Permettez-moi de le rappeler, il aura fallu des décennies et de nombreux physiciens tels que Faraday, Marconi, Maxwell, Ducretet et bien d'autres encore, pour arriver à la radio analogique.
Dans les années 50, on se réunissait en famille pour regarder la radio. Certains ont même dit qu'on se réunissait maintenant pour écouter la télévision. Les découvertes se sont succédées, petit à petit, et c'est leur somme qui a abouti à la radiodiffusion que nous connaissons aujourd'hui.
Le numérique constitue non pas une étape supplémentaire dans cette évolution mais une véritable rupture, radio comme télévision étant désormais diffusées à la fois sur Internet, par le câble, sur le numérique terrestre, ou par le satellite.
Cette remise en cause des modèles économiques traditionnels de l'audiovisuel sera progressive.

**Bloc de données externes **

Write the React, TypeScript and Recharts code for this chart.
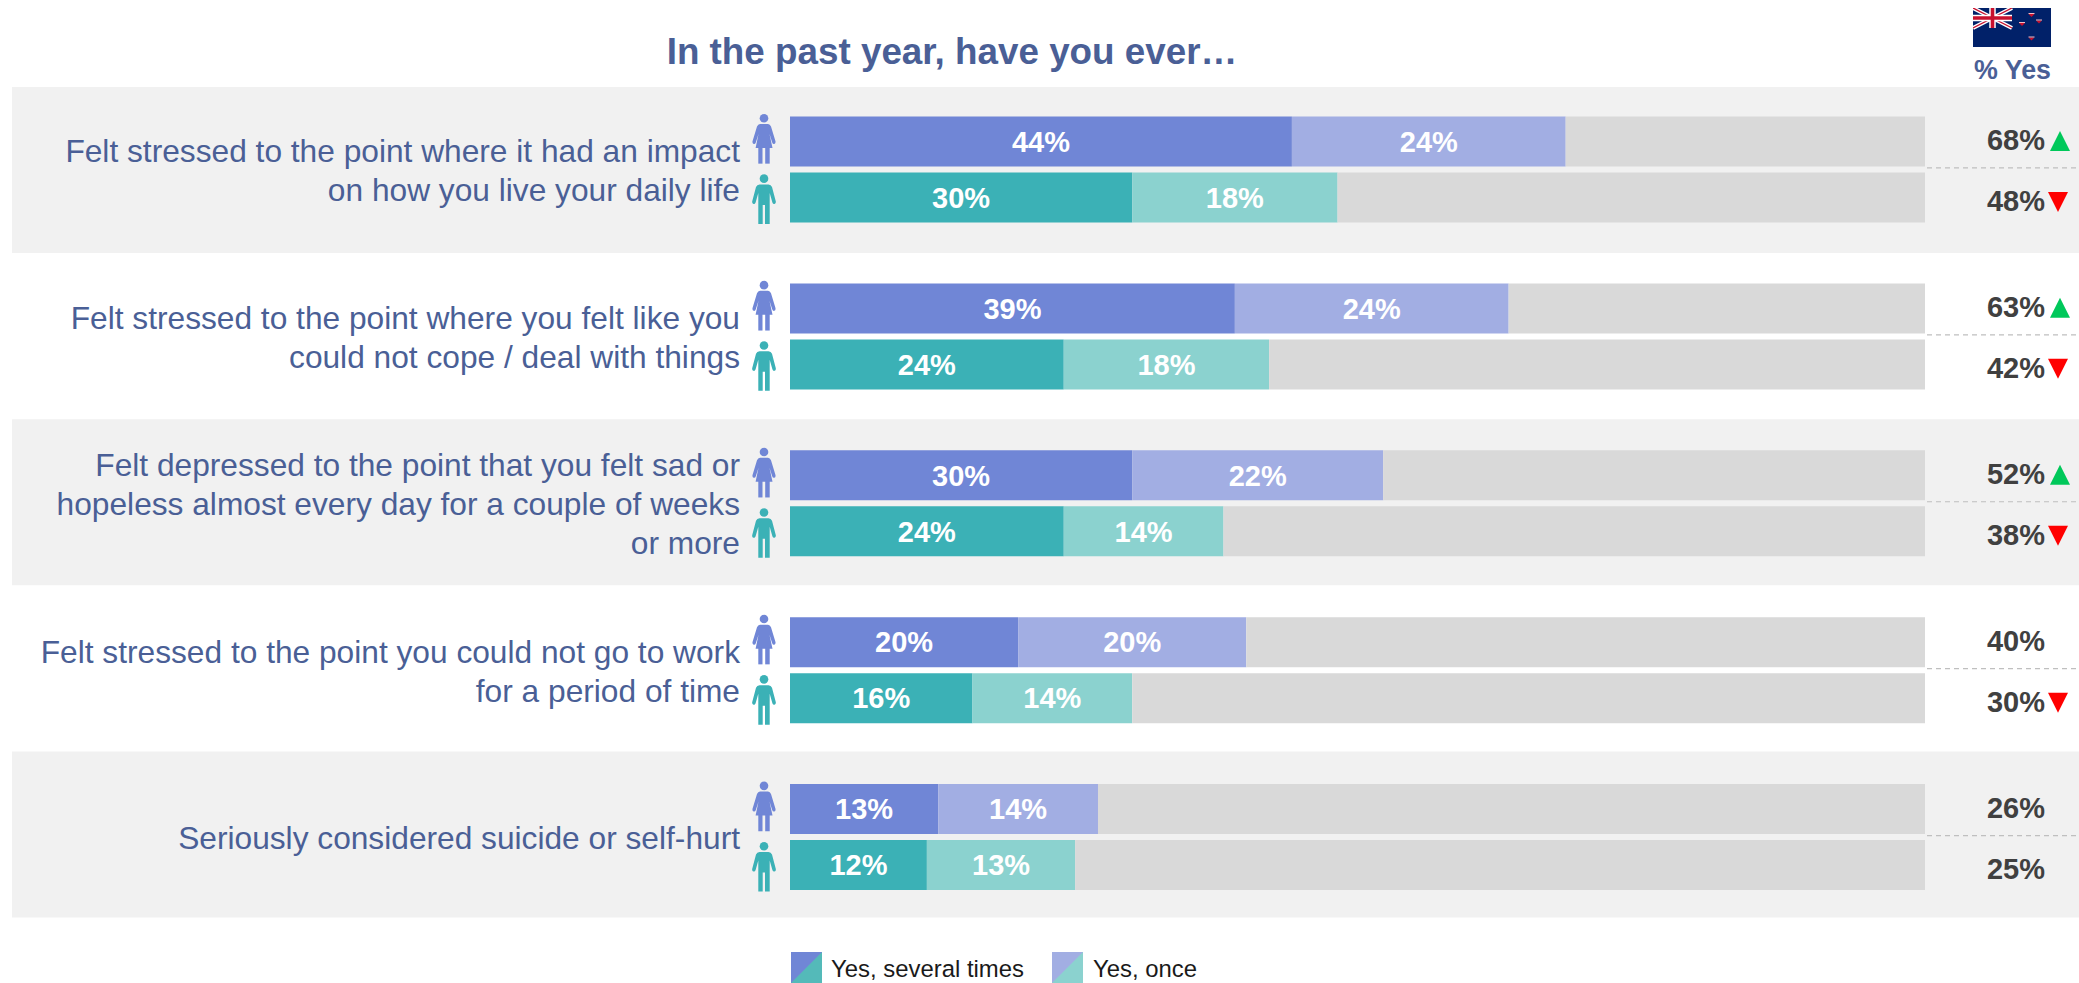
import React from "react";
import { BarChart, Bar, XAxis, YAxis, LabelList, ReferenceArea } from "recharts";

const FONT = "'Liberation Sans', Arial, sans-serif";
const BLUE_TEXT = "#4a5f96";
const DARK_TEXT = "#404040";
const FEMALE_SEVERAL = "#7086d6";
const FEMALE_ONCE = "#a2aee3";
const MALE_SEVERAL = "#3bb1b6";
const MALE_ONCE = "#8bd2cf";
const TRACK = "#d9d9d9";
const AXIS_MAX = 99.5;

const questionLines = [
  ["Felt stressed to the point where it had an impact", "on how you live your daily life"],
  ["Felt stressed to the point where you felt like you", "could not cope / deal with things"],
  ["Felt depressed to the point that you felt sad or", "hopeless almost every day for a couple of weeks", "or more"],
  ["Felt stressed to the point you could not go to work", "for a period of time"],
  ["Seriously considered suicide or self-hurt"],
];
const femaleSeveral = [44, 39, 30, 20, 13];
const femaleOnce = [24, 24, 22, 20, 14];
const maleSeveral = [30, 24, 24, 16, 12];
const maleOnce = [18, 18, 14, 14, 13];
const femaleTotals = [68, 63, 52, 40, 26];
const maleTotals = [48, 42, 38, 30, 25];
const femaleTrend = ["up", "up", "up", "", ""];
const maleTrend = ["down", "down", "down", "down", ""];
const shadedRows = [0, 2, 4];

// The grey track is the part of each bar left over after both answers.
const rows = questionLines.map((lines, i) => ({
  question: lines.join(" "),
  femaleSeveral: femaleSeveral[i],
  femaleOnce: femaleOnce[i],
  femaleRest: AXIS_MAX - femaleSeveral[i] - femaleOnce[i],
  maleSeveral: maleSeveral[i],
  maleOnce: maleOnce[i],
  maleRest: AXIS_MAX - maleSeveral[i] - maleOnce[i],
}));

const Female = ({ x, y }: { x: number; y: number }) => (
  <g transform={`translate(${x},${y})`} fill={FEMALE_SEVERAL}>
    <circle cx={12} cy={4.3} r={4.3} />
    <path d="M8,10 H16 Q18,10 19,12.5 L23.4,27 Q24,29.5 22.3,30 Q20.8,30.3 20.2,28.5 L17.5,20 L20.5,34 H3.6 L6.5,20 L3.8,28.5 Q3.2,30.3 1.7,30 Q0,29.5 0.6,27 L5,12.5 Q6,10 8,10 Z" />
    <rect x={6.3} y={33} width={4.2} height={16.7} />
    <rect x={13.2} y={33} width={4.5} height={16.7} />
  </g>
);

const Male = ({ x, y }: { x: number; y: number }) => (
  <g transform={`translate(${x},${y})`} fill={MALE_SEVERAL}>
    <circle cx={12} cy={4.7} r={4.3} />
    <path d="M7.5,10.5 H16.5 Q19,10.5 20,13 L23.7,27 Q24.3,29.5 22.5,30 Q21,30.3 20.4,28.5 L17.7,19 V50 H13 V31 H10.7 V50 H6.3 V19 L3.6,28.5 Q3,30.3 1.5,30 Q-0.3,29.5 0.3,27 L4,13 Q5,10.5 7.5,10.5 Z" />
  </g>
);

// Question wording plus the female and male pictograms beside each pair of bars.
const QuestionTick = (props: any) => {
  const { x, y, payload } = props;
  const lines = questionLines[payload.index];
  const fontSize = 31.7;
  const lineHeight = 39;
  const firstBaseline = y - ((lines.length - 1) * lineHeight) / 2 + fontSize * 0.36;
  return (
    <g>
      <text textAnchor="end" fontFamily={FONT} fontSize={fontSize} fill={BLUE_TEXT}>
        {lines.map((line, i) => (
          <tspan key={i} x={x - 50} y={firstBaseline + i * lineHeight}>
            {line}
          </tspan>
        ))}
      </text>
      <Female x={x - 38} y={y - 56} />
      <Male x={x - 38} y={y + 4} />
    </g>
  );
};

const Trend = ({ x, y, dir }: { x: number; y: number; dir: string }) => {
  if (dir === "up") return <polygon points={`${x},${y + 10} ${x + 20},${y + 10} ${x + 10},${y - 10}`} fill="#00c85a" />;
  if (dir === "down") return <polygon points={`${x - 2},${y - 10} ${x + 18},${y - 10} ${x + 8},${y + 10}`} fill="#ff0000" />;
  return null;
};

// Totals column to the right of the bars, split by a dashed rule.
const TotalsTick = (props: any) => {
  const { x, y, payload } = props;
  const i = payload.index;
  const textProps = {
    x: x + 91,
    textAnchor: "middle" as const,
    fontFamily: FONT,
    fontSize: 29,
    fontWeight: 700,
    fill: DARK_TEXT,
  };
  return (
    <g>
      <line x1={x + 2} x2={x + 154} y1={y - 2} y2={y - 2} stroke="#bfbfbf" strokeWidth={1.2} strokeDasharray="5 4" />
      <text {...textProps} y={y - 20}>{femaleTotals[i]}%</text>
      <text {...textProps} y={y + 41}>{maleTotals[i]}%</text>
      <Trend x={x + 125} y={y - 29} dir={femaleTrend[i]} />
      <Trend x={x + 125} y={y + 32} dir={maleTrend[i]} />
    </g>
  );
};

const Swatch = ({ x, y, top, bottom }: { x: number; y: number; top: string; bottom: string }) => (
  <g transform={`translate(${x},${y})`}>
    <rect width={31} height={31} fill={top} />
    <polygon points="31,0 31,31 0,31" fill={bottom} />
  </g>
);

const Flag = () => (
  <svg style={{ position: "absolute", left: 1973, top: 8 }} width={78} height={39} viewBox="0 0 78 39">
    <rect width={78} height={39} fill="#012169" />
    <path d="M0,0 L39,20 M39,0 L0,20" stroke="#ffffff" strokeWidth={4} />
    <path d="M0,0 L39,20 M39,0 L0,20" stroke="#c8102e" strokeWidth={1.4} />
    <path d="M19.5,0 V20 M0,10 H39" stroke="#ffffff" strokeWidth={6.5} />
    <path d="M19.5,0 V20 M0,10 H39" stroke="#c8102e" strokeWidth={3.6} />
    {[[58.5, 7.5], [49, 16.5], [66, 14], [58.5, 31]].map(([cx, cy], i) => (
      <g key={i}>
        <polygon points={`${cx - 3},${cy - 1.5} ${cx + 3},${cy - 1.5} ${cx},${cy + 1.5}`} fill="#c8102e" />
        <line x1={cx - 3} x2={cx + 3} y1={cy - 2} y2={cy - 2} stroke="#f0c0c8" strokeWidth={1} />
      </g>
    ))}
  </svg>
);

const labelStyle = { fill: "#ffffff", fontFamily: FONT, fontSize: 29, fontWeight: 700 };
const asPercent = (v: any) => `${v}%`;

export default function App() {
  return (
    <div style={{ position: "absolute", left: 0, top: 0, width: 2079, height: 983, overflow: "hidden", background: "#fff" }}>
      <BarChart
        width={2079}
        height={983}
        data={rows}
        layout="vertical"
        margin={{ top: 86.5, right: 0, bottom: 62, left: 0 }}
        barSize={50}
        barGap={6}
      >
        <XAxis type="number" domain={[0, AXIS_MAX]} hide />
        <YAxis
          yAxisId="questions"
          type="category"
          dataKey="question"
          width={790}
          interval={0}
          axisLine={false}
          tickLine={false}
          tickSize={0}
          tickMargin={0}
          tick={QuestionTick}
        />
        <YAxis
          yAxisId="totals"
          orientation="right"
          type="category"
          dataKey="question"
          width={154}
          interval={0}
          axisLine={false}
          tickLine={false}
          tickSize={0}
          tickMargin={0}
          tick={TotalsTick}
        />
        <YAxis yAxisId="bands" type="category" dataKey="question" hide width={0} padding={{ top: 0.5, bottom: 3.5 }} />
        {shadedRows.map((i) => (
          <ReferenceArea
            key={i}
            yAxisId="bands"
            x1={-68.2}
            x2={113}
            y1={rows[i].question}
            y2={rows[i].question}
            fill="#f1f1f1"
            fillOpacity={1}
            stroke="none"
            ifOverflow="visible"
          />
        ))}
        <Bar yAxisId="questions" dataKey="femaleSeveral" stackId="female" fill={FEMALE_SEVERAL} isAnimationActive={false}>
          <LabelList dataKey="femaleSeveral" position="center" formatter={asPercent} style={labelStyle} />
        </Bar>
        <Bar yAxisId="questions" dataKey="femaleOnce" stackId="female" fill={FEMALE_ONCE} isAnimationActive={false}>
          <LabelList dataKey="femaleOnce" position="center" formatter={asPercent} style={labelStyle} />
        </Bar>
        <Bar yAxisId="questions" dataKey="femaleRest" stackId="female" fill={TRACK} isAnimationActive={false} />
        <Bar yAxisId="questions" dataKey="maleSeveral" stackId="male" fill={MALE_SEVERAL} isAnimationActive={false}>
          <LabelList dataKey="maleSeveral" position="center" formatter={asPercent} style={labelStyle} />
        </Bar>
        <Bar yAxisId="questions" dataKey="maleOnce" stackId="male" fill={MALE_ONCE} isAnimationActive={false}>
          <LabelList dataKey="maleOnce" position="center" formatter={asPercent} style={labelStyle} />
        </Bar>
        <Bar yAxisId="questions" dataKey="maleRest" stackId="male" fill={TRACK} isAnimationActive={false} />
      </BarChart>
      <Flag />
      <svg style={{ position: "absolute", left: 0, top: 0, pointerEvents: "none" }} width={2079} height={983}>
        <text x={952} y={64} textAnchor="middle" fontFamily={FONT} fontSize={36.8} fontWeight={700} fill={BLUE_TEXT}>
          In the past year, have you ever…
        </text>
        <text x={2012.5} y={79} textAnchor="middle" fontFamily={FONT} fontSize={26.8} fontWeight={700} fill={BLUE_TEXT}>
          % Yes
        </text>
        <Swatch x={791} y={952} top={FEMALE_SEVERAL} bottom="#54bab9" />
        <text x={831} y={977} fontFamily={FONT} fontSize={23.9} fill="#1a1a1a">Yes, several times</text>
        <Swatch x={1052} y={952} top={FEMALE_ONCE} bottom={MALE_ONCE} />
        <text x={1093} y={977} fontFamily={FONT} fontSize={23.9} fill="#1a1a1a">Yes, once</text>
      </svg>
    </div>
  );
}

La radio analogique ne se retirera qu'avec les progrès de la radio numérique et la diminution de ses coûts. J'observe notamment que seule l'Allemagne a fixé une date pour l'extinction du signal radio analogique, et qu'il s'agit de 2015.
2005 donnera donc, j'en formule le vu, le coup d'envoi de la radio numérique, sans pour autant sonner la fin de la radio analogique.
Je vous remercie de votre attention.